[Math] Why did _Research in the Mathematical Sciences_ change from open access to subscription-based

journalssoft-question

The journal Research in the Mathematical Sciences was founded in 2014 and originally published by SpringerOpen, a division of Springer supporting Open Access journals. In the first article of the introductory issue Ken Ono emphasizes the journal's commitment to Open Access publishing (albeit with a funding structure based on authors paying article-processing fees).

But if you go to the old website of the journal, you are now greeted with this message:

As of January 1, 2018, Research in the Mathematical Sciences (RMS) has transitioned from an Open Access journal to a subscription-based journal with a hybrid Open Access option. RMS continues to be published by Springer Nature and an archive of all articles previously published in the journal is hosted here. All submissions going forward will be considered for the subscription-based journal. Please see the RMS website for more information.

I find it very surprising that within 4 years of existence this math journal had to change its fundamental publishing philosophy.

Is there any more information, beyond the above quote, about what happened to Research in the Mathematical Sciences and why it abandoned its original Open Access vision?

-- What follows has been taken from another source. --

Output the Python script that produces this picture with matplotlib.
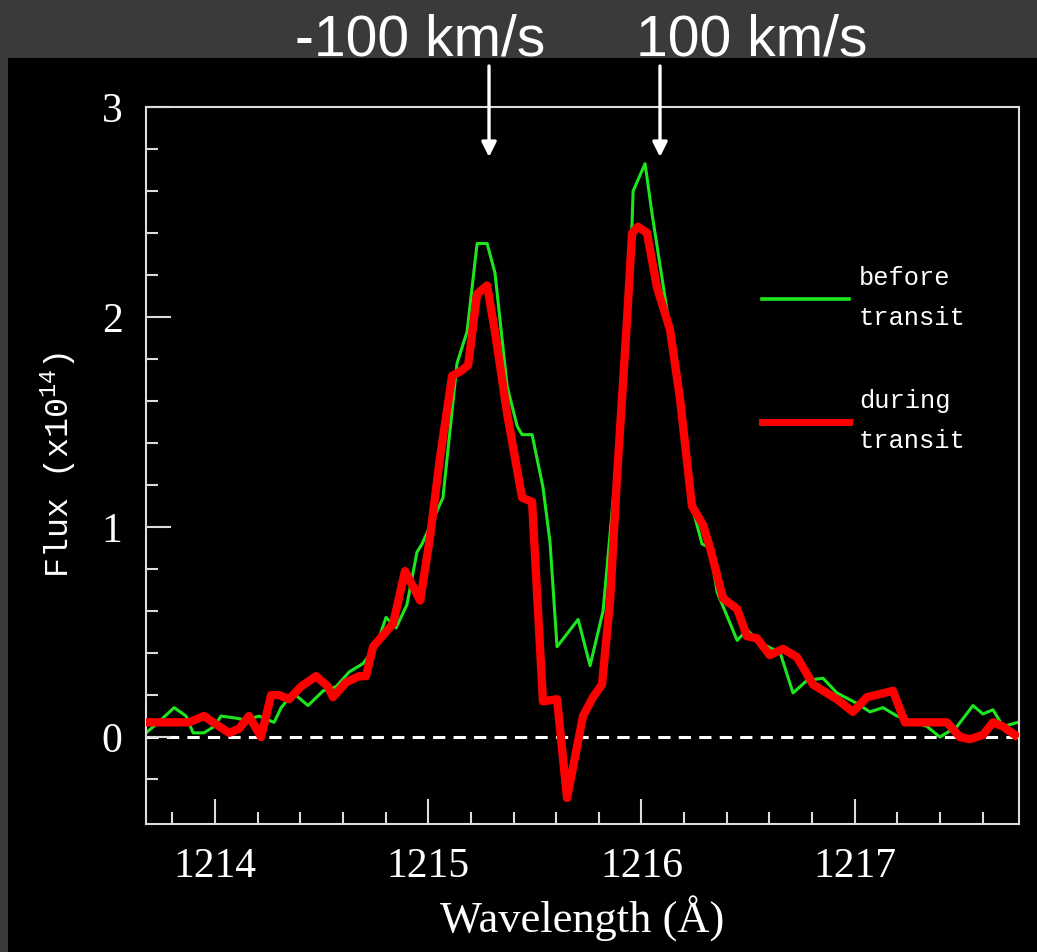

EDIT: As mentioned in the comments, essentially the same thing happened with Research in Number Theory, and Ken Ono's response also addresses this journal as well.

Best Answer

this thread was forwarded to me. Together with Springer, the RMS and RNT Editors decided to abandon open access as very few authors have federal funding that pays publication charges. The decision was not based on a low number of submissions (note. the oa goal was to publish just 25-30 papers annually). The decision was made in response to the realities of grant support in mathematics. To this end, Springer agreed to maintain the idea of low cost publication (at the Editorial Board's request), and so I am pleased that both journals have an annual subscription fee of only $99USD. Moreover, RMS and RNT are automatically included in existing bundle subscriptions. There has been an upsurge in submissions, and the editors are pleased with the papers it is receiving, and as a result we anticipate increasing the number of published articles per year to 50-60. For example, in RMS the last few years pure mathematicians who have published include Francis Brown, Bill Duke, Ben Green, Dick Gross, Michael Harris, Kannan Soundararajan, Terry Tao, Richard Taylor, Yuri Manin,...., and in applied mathematics papers by Tom Hou, Andrew Majda, P. Souganidis, Richard Tsai, E. Weinan,...

Please consider submitting strong articles to both journals.